Instructions to follow - Print the listing from its top line through the line containing "(0,0) rectangle (1126,1403);", nothing more, and leave out the pictures.

Data -

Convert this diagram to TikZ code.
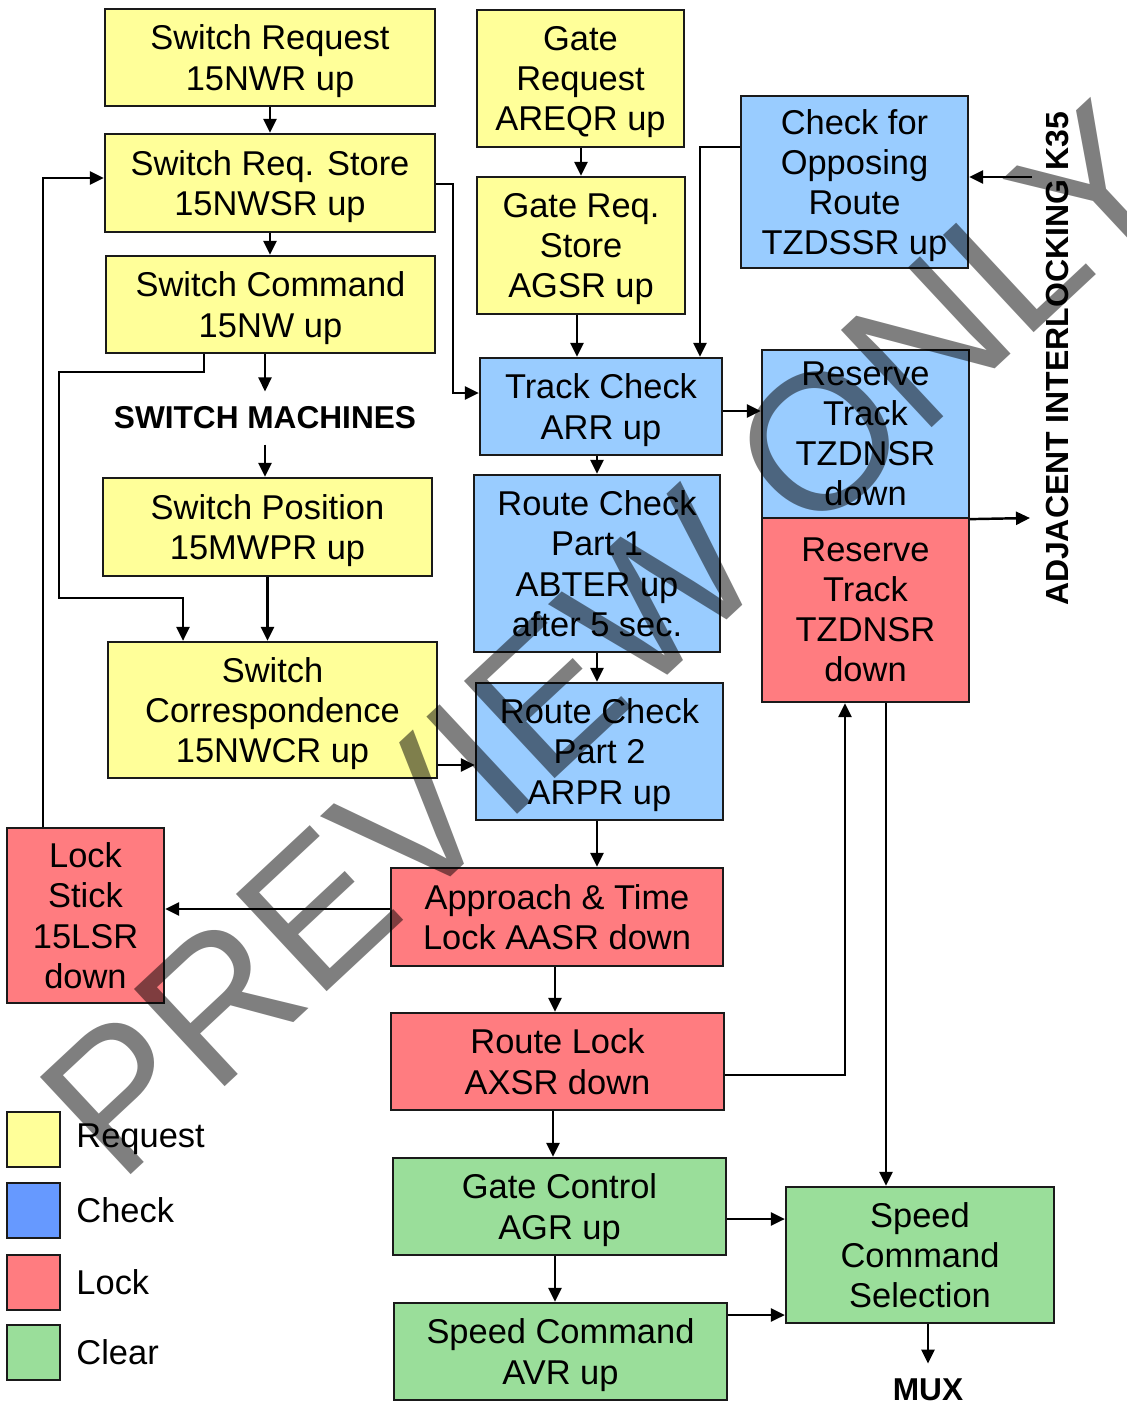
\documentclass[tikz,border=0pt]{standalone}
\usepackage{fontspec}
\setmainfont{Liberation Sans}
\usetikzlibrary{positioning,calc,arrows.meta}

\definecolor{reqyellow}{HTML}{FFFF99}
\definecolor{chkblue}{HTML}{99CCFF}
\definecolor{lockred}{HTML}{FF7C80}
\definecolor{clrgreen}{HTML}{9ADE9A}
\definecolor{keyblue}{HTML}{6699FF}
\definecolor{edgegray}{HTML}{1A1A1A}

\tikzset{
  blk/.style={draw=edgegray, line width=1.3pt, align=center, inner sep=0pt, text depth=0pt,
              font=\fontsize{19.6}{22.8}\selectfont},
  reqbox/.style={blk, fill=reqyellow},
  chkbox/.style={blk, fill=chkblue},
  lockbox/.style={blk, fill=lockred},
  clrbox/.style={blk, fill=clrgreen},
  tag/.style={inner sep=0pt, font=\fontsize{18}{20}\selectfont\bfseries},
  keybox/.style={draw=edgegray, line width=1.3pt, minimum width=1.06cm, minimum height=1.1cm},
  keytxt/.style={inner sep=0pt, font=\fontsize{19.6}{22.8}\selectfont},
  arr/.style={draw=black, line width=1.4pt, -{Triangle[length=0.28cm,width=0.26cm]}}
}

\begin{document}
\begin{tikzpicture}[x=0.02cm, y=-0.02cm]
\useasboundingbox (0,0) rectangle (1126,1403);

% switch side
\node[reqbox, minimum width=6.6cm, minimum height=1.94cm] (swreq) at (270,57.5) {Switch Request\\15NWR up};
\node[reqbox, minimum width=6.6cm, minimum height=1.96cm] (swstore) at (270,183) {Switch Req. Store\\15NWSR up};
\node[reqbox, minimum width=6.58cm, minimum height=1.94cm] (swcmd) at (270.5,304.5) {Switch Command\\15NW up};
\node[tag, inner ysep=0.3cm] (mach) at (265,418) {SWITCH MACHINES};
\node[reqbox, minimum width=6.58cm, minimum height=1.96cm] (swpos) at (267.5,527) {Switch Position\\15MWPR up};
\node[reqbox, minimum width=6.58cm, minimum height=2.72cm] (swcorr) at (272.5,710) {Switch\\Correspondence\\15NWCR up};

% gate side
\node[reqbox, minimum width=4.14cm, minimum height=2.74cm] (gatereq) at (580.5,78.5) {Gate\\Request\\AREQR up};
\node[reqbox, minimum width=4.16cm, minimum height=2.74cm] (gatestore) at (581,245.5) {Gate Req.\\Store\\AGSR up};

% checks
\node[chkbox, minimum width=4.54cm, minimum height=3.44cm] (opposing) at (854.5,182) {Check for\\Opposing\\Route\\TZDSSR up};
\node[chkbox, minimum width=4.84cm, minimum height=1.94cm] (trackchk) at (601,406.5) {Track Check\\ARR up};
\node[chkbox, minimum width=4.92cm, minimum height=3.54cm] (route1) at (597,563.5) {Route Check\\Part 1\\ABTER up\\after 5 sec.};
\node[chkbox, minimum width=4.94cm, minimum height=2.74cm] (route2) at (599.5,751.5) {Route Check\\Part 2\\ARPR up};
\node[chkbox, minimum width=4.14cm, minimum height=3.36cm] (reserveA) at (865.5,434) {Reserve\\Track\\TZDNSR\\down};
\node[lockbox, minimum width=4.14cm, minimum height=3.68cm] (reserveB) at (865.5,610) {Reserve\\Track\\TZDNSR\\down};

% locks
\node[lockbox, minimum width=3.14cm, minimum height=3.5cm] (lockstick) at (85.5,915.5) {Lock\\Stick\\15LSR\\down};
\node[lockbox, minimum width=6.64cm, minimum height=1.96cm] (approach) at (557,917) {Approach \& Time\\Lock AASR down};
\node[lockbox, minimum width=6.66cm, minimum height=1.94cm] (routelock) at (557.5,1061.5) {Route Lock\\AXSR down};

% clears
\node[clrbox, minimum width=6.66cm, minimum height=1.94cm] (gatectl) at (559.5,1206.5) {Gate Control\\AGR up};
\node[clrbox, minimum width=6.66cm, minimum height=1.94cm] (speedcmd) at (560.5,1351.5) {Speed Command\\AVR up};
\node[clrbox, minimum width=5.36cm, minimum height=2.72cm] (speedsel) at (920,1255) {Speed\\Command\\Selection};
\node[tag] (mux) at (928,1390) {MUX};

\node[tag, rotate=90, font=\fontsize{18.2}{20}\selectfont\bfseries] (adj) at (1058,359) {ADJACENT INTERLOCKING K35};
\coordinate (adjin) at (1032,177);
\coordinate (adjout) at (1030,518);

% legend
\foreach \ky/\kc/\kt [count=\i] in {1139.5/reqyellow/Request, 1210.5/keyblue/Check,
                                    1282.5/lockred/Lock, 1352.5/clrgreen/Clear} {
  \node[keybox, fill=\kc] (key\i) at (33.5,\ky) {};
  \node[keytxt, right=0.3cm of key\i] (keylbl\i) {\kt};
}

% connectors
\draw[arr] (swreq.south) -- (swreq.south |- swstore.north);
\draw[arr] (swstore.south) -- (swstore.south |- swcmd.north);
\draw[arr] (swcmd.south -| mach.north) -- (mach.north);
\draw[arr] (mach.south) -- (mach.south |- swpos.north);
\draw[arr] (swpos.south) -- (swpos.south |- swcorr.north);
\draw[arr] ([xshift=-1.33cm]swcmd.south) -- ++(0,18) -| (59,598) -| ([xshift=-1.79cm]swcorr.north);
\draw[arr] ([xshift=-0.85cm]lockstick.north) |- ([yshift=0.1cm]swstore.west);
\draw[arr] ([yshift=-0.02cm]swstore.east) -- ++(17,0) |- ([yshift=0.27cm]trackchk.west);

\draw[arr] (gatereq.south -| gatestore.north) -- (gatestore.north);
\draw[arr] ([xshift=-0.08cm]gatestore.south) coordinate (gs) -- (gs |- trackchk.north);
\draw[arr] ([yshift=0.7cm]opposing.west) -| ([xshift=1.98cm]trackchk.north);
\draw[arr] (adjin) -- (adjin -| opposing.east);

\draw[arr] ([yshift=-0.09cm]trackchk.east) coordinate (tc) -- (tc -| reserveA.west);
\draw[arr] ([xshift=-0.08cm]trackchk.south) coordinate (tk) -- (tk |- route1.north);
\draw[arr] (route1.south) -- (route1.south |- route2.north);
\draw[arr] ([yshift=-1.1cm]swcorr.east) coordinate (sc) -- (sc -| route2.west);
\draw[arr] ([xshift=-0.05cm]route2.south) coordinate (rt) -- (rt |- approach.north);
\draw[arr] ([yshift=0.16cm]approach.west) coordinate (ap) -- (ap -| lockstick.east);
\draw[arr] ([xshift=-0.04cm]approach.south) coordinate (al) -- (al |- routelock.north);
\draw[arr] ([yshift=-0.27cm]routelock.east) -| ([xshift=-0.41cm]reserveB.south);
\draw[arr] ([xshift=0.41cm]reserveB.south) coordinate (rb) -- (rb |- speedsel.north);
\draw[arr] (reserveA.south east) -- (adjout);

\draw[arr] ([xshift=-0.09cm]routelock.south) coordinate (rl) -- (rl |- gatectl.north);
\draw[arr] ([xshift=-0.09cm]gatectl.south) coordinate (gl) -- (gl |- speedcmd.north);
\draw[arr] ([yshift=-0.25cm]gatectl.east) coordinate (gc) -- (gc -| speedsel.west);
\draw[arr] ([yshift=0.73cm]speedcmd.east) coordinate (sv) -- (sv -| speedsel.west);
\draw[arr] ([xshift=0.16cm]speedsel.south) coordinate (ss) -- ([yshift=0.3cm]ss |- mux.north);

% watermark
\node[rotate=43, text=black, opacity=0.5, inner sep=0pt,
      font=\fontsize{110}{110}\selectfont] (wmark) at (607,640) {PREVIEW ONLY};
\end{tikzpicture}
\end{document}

Response to the exercise -
Convert this diagram to TikZ code.
\documentclass[tikz,border=0pt]{standalone}
\usepackage{fontspec}
\setmainfont{Liberation Sans}
\usetikzlibrary{positioning,calc,arrows.meta}

\definecolor{reqyellow}{HTML}{FFFF99}
\definecolor{chkblue}{HTML}{99CCFF}
\definecolor{lockred}{HTML}{FF7C80}
\definecolor{clrgreen}{HTML}{9ADE9A}
\definecolor{keyblue}{HTML}{6699FF}
\definecolor{edgegray}{HTML}{1A1A1A}

\tikzset{
  blk/.style={draw=edgegray, line width=1.3pt, align=center, inner sep=0pt, text depth=0pt,
              font=\fontsize{19.6}{22.8}\selectfont},
  reqbox/.style={blk, fill=reqyellow},
  chkbox/.style={blk, fill=chkblue},
  lockbox/.style={blk, fill=lockred},
  clrbox/.style={blk, fill=clrgreen},
  tag/.style={inner sep=0pt, font=\fontsize{18}{20}\selectfont\bfseries},
  keybox/.style={draw=edgegray, line width=1.3pt, minimum width=1.06cm, minimum height=1.1cm},
  keytxt/.style={inner sep=0pt, font=\fontsize{19.6}{22.8}\selectfont},
  arr/.style={draw=black, line width=1.4pt, -{Triangle[length=0.28cm,width=0.26cm]}}
}

\begin{document}
\begin{tikzpicture}[x=0.02cm, y=-0.02cm]
\useasboundingbox (0,0) rectangle (1126,1403);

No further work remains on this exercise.